St. Bernard
Directed - Gabriel Bartalos
Cast - Jason Dugre, Katy Sullivan, Bob Zmuda, Warwick Davis
Country of Origin- U.S.
Distributor - Severin
Number of discs – 1
Reviewed by - Richard Glenn Schmidt
Date- 07/14/2019
Jason Dugre plays Bernard, an orchestra conductor who’s lost his way. An unusual childhood, dalliances with drugs, mental illness, overbearing parents, and perhaps something even darker in his past have driven him quite insane. Down on his luck and still wearing his white (albeit rather grimy looking) tuxedo and tails, he gets into all kinds of mischief on the streets of Los Angeles and Paris.

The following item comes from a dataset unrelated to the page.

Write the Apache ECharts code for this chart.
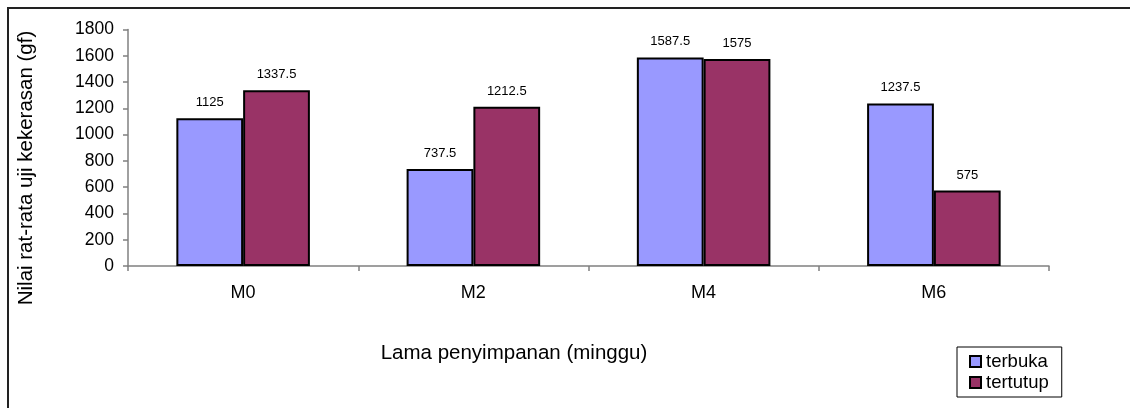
<!DOCTYPE html>
<html>
<head>
<meta charset="utf-8">
<script src="https://cdn.jsdelivr.net/npm/echarts@6/dist/echarts.min.js"></script>
<style>
  html, body { margin: 0; padding: 0; background: #fff; }
  #chart { width: 1130px; height: 408px; }
</style>
</head>
<body>
<div id="chart"></div>
<script>
// Storage weeks on the x axis
const categories = ['M0', 'M2', 'M4', 'M6'];
// Mean hardness (gf) for open and closed storage
const terbuka = [1125, 737.5, 1587.5, 1237.5];
const tertutup = [1337.5, 1212.5, 1575, 575];
const yTicks = [0, 200, 400, 600, 800, 1000, 1200, 1400, 1600, 1800];

const FONT = '"Liberation Sans", Arial, sans-serif';
const AXIS_GREY = '#808080';

const chart = echarts.init(document.getElementById('chart'), null, { renderer: 'canvas' });

function barSeries(name, data, color) {
  return {
    name: name,
    type: 'bar',
    data: data,
    barGap: '0%',
    barCategoryGap: '42%',
    itemStyle: { color: color, borderColor: '#000', borderWidth: 2 },
    label: {
      show: true,
      position: 'top',
      distance: 9,
      color: '#000',
      fontFamily: FONT,
      fontSize: 13
    },
    emphasis: { disabled: true }
  };
}

chart.setOption({
  animation: false,
  backgroundColor: '#fff',
  textStyle: { fontFamily: FONT },
  grid: { left: 128, right: 81, top: 29.5, bottom: 142, containLabel: false },
  xAxis: {
    type: 'category',
    data: categories,
    axisLine: { lineStyle: { color: AXIS_GREY, width: 1.5 } },
    axisTick: { show: true, length: 5, lineStyle: { color: AXIS_GREY, width: 1.5 } },
    axisLabel: { color: '#000', fontFamily: FONT, fontSize: 18, margin: 18 },
    splitLine: { show: false }
  },
  yAxis: {
    type: 'value',
    min: yTicks[0],
    max: yTicks[yTicks.length - 1],
    interval: yTicks[1] - yTicks[0],
    axisLine: { show: true, lineStyle: { color: AXIS_GREY, width: 1.5 } },
    axisTick: { show: true, length: 5, lineStyle: { color: AXIS_GREY, width: 1.5 } },
    axisLabel: {
      color: '#000', fontFamily: FONT, fontSize: 17.5, margin: 14,
      formatter: function (v) { return String(v); }
    },
    splitLine: { show: false }
  },
  legend: {
    orient: 'vertical',
    left: 957,
    top: 347,
    padding: [5, 13, 5, 12],
    itemGap: 2,
    itemWidth: 11,
    itemHeight: 11,
    icon: 'rect',
    borderColor: '#000',
    borderWidth: 1,
    backgroundColor: '#fff',
    textStyle: { color: '#000', fontFamily: FONT, fontSize: 18.5, lineHeight: 19 },
    data: ['terbuka', 'tertutup']
  },
  series: [
    barSeries('terbuka', terbuka, '#9999FF'),
    barSeries('tertutup', tertutup, '#993366')
  ],
  graphic: [
    {
      type: 'rect',
      shape: { x: 8, y: 8, width: 1200, height: 500 },
      style: { fill: 'none', stroke: '#222', lineWidth: 2 },
      silent: true,
      z: -1
    },
    {
      type: 'text',
      x: 514,
      y: 353,
      style: {
        text: 'Lama penyimpanan (minggu)',
        fill: '#000',
        font: '20.5px ' + FONT,
        textAlign: 'center',
        textVerticalAlign: 'middle'
      }
    },
    {
      type: 'text',
      x: 26,
      y: 168,
      rotation: Math.PI / 2,
      style: {
        text: 'Nilai rat-rata uji kekerasan (gf)',
        fill: '#000',
        font: '20.5px ' + FONT,
        textAlign: 'center',
        textVerticalAlign: 'middle'
      }
    }
  ]
});
</script>
</body>
</html>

One day, he discovers his muse, the severed head of a Saint Bernard, on the highway. Bernard thinks that his troubles are over but now he has something special, something unique. Everyone he meets wants to selfishly steal his rotting dog head away from him. Bernard’s adventures get more and more harrowing as he struggles to hold onto what’s his.
Director Gabriel Bartalos brings this bizarre passion project to the screen. The art world, the cops, religion, money, and even sexual relations are all skewered in this nasty satire. Speaking of nasty, Bartalos’s special effects expertise (that he’s been honing since the late 1980s) are put to great use here as all kinds of phantasmagorical nonsense gets gleefully paraded across the screen.
Jason Dugre’s performance is both funny and sad. My favorite moment is when Bernard actually has the nerve to ask, “What’s happening?” What indeed, my friend. What indeed. I loved Katy Sullivan as Miss Roadkill, Bernard’s love interest. I wish she’d been in the movie more but her performance is unique, to say the least. Warwick Davis is in this one and is as charming as ever. Keep your eyes peeled for a cameo from director Frank Henenlotter who plays “Wall Street Business Person #2”.
Saint Bernard is an artsy exercise in the grotesque, a tactile sensory overload that is energetic enough to never become tedious in spite of its excesses. While it does occasionally wear its influences -David Lynch and possibly Shin'ya Tsukamoto- on its sleeve, this is a unique film nonetheless. The pacing is relentless and the one-upmanship of each of the many setpieces as they unfold is quite impressive. Bartalos went all out for this surreal though engaging freakfest and it really shows.
Severin’s Blu of Saint Bernard looks and sounds incredible. This 2013 film was shot on actual film (gasp!) and the Blu-ray format is very kind to that old stuff that people used to shoot movies on. The only extras on the disc are the film’s trailer and a 17 minute “Making of” featurette. I really dig the behind-the-scenes footage and I wish this featurette been longer. John Dugre tells a funny story about shooting a scene without permits and it left me wanting more details. And the more info we can get about chickens skydiving, the better.